Don’t be Afraid to Step Away: If you truly care about the project, it will be there when you return. Don’t use a game jam’s time limit as an excuse to neglect your personal relationships. If you ruin your relationships, who are you going to show your game off to first? Random people on the Internet? While there isn’t anything inherently wrong with that, you are robbing yourself of the immense feeling of self-worth when your friends light up with excitement after experiencing your creation for the first time. Stepping away from the game can result in the perfect palate cleanser, allowing you to attack your problems from a new perspective when you return. However, time can be a double edged sword...
Don’t Take your Time for Granted: There is an hourglass that coincides with every aspect of our lives – and each are ticking at different intervals. One day all of those hourglasses will run out. When that day comes, you’ll have to ask yourself if the time you spent with developing games was worth the neglect you brought to the other items of importance in your life. If you feel depressed because you don’t consider anything you’ve done to be good enough, chances are you wasted your time. Your game – be it a Pac-man clone or the next Fallout – has every opportunity to be your legacy. You just need to care enough to see it through.

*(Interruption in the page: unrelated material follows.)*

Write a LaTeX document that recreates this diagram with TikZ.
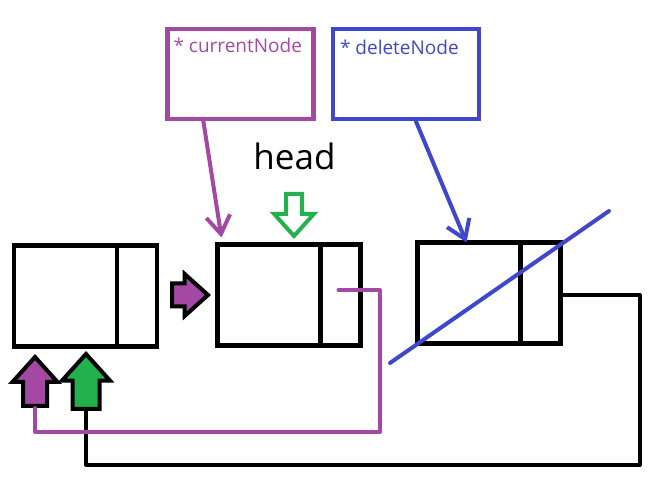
\documentclass[tikz,border=0pt]{standalone}
\usepackage{fontspec}
\setmainfont{Open Sans}
\usetikzlibrary{arrows.meta,positioning,shapes.arrows}
\definecolor{lpurple}{HTML}{A349A4}
\definecolor{lgreen}{HTML}{22B14C}
\definecolor{lblue}{HTML}{3F48CC}
\tikzset{
  dat/.style={draw,line width=4.5pt,minimum width=103pt,minimum height=101pt,inner sep=0pt,outer sep=0pt},
  nxt/.style={dat,minimum width=40pt,right=0pt of #1},
  ptrbox/.style={draw=#1,line width=4.3pt,minimum width=146pt,minimum height=90pt,inner sep=0pt},
  ptrlbl/.style={text=#1,font=\fontsize{19}{22}\selectfont,anchor=north west,inner sep=0pt},
  fat/.style={single arrow,draw=black,line width=4pt,fill=#1,inner sep=0pt,single arrow tip angle=84,anchor=tail},
  ptr/.style={draw=#1,line width=4pt,line cap=round,-{Straight Barb[length=18pt,width=24pt]}},
  wire/.style={draw=#1,line width=4pt,line join=round},
}
\begin{document}
\begin{tikzpicture}
 \useasboundingbox (0,0) rectangle (657pt,482pt);
 \node[dat] (an) at (65.5pt,186pt){}; \node[nxt=an] (ap){};
 \node[dat] (bn) at (269pt,187pt){}; \node[nxt=bn] (bp){};
 \node[dat] (cn) at (469pt,189pt){}; \node[nxt=cn] (cp){};
 \node[ptrbox=lpurple] (cur) at (240.5pt,408pt){}; \node[ptrlbl=lpurple] (curlbl) at ([shift={(8pt,-11pt)}]cur.north west){* currentNode};
 \node[ptrbox=lblue] (del) at (406pt,408pt){}; \node[ptrlbl=lblue] (dellbl) at ([shift={(9pt,-13pt)}]del.north west){* deleteNode};
 \node[anchor=base,font=\fontsize{35}{40}\selectfont] (head) at (294.5pt,312pt){head};
 \node[fat=white,draw=lgreen,minimum height=42pt,inner ysep=6pt,single arrow head extend=12pt,rotate=-90] (hd) at (294pt,290pt){};
 \node[fat=lpurple,minimum height=36pt,inner ysep=9.5pt,single arrow head extend=9.5pt] (pr) at (170pt,187pt){};
 \node[fat=lpurple,minimum height=49pt,inner ysep=10pt,single arrow head extend=10.5pt,rotate=90] (pu) at (35pt,74pt){};
 \node[fat=lgreen,minimum height=55pt,inner ysep=11.5pt,single arrow head extend=10.5pt,rotate=90] (gu) at (86pt,71pt){};
 \coordinate (pturn) at (380pt,50pt); \coordinate (bturn) at (639.5pt,17pt);
 \draw[wire=black] ([yshift=-2pt]cp.east) -| (bturn) -| (gu.tail);
 \draw[wire=lpurple,line cap=round] ([shift={(-2pt,5pt)}]bp.center) -| (pturn) -| (pu.tail);
 \draw[ptr=lpurple] ([xshift=38pt]cur.south west) -- ([shift={(4pt,7pt)}]bn.north west);
 \draw[ptr=lblue] ([xshift=85pt]del.south west) -- ([xshift=49pt]cn.north west);
 \draw[wire=lblue,line cap=round] (390pt,119pt) -- (609pt,271pt);
\end{tikzpicture}
\end{document}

Love Yourself: Since you aren’t getting paid to participate in a game jam, you have zero obligations tying you to it. If you truly care about your project you will finish it at some point, so it doesn’t have to be completed during the jam itself. The entire point of a game jam is to set the wheels in motion, to pave the path of develop toward something you wouldn’t have considered creating otherwise. If you build something you are proud of, polish it up and show it to the world when it's ready. All the anxiety, depression, and self-hate that comes with failing to deliver your best during a jam simply isn’t worth its weight in syntax errors. Staying positive and embracing the picture beyond the jam will set you right. You’re making something out of nothing. Your lines of code are bringing worlds to life. You’re a video game developer. What’s not to love?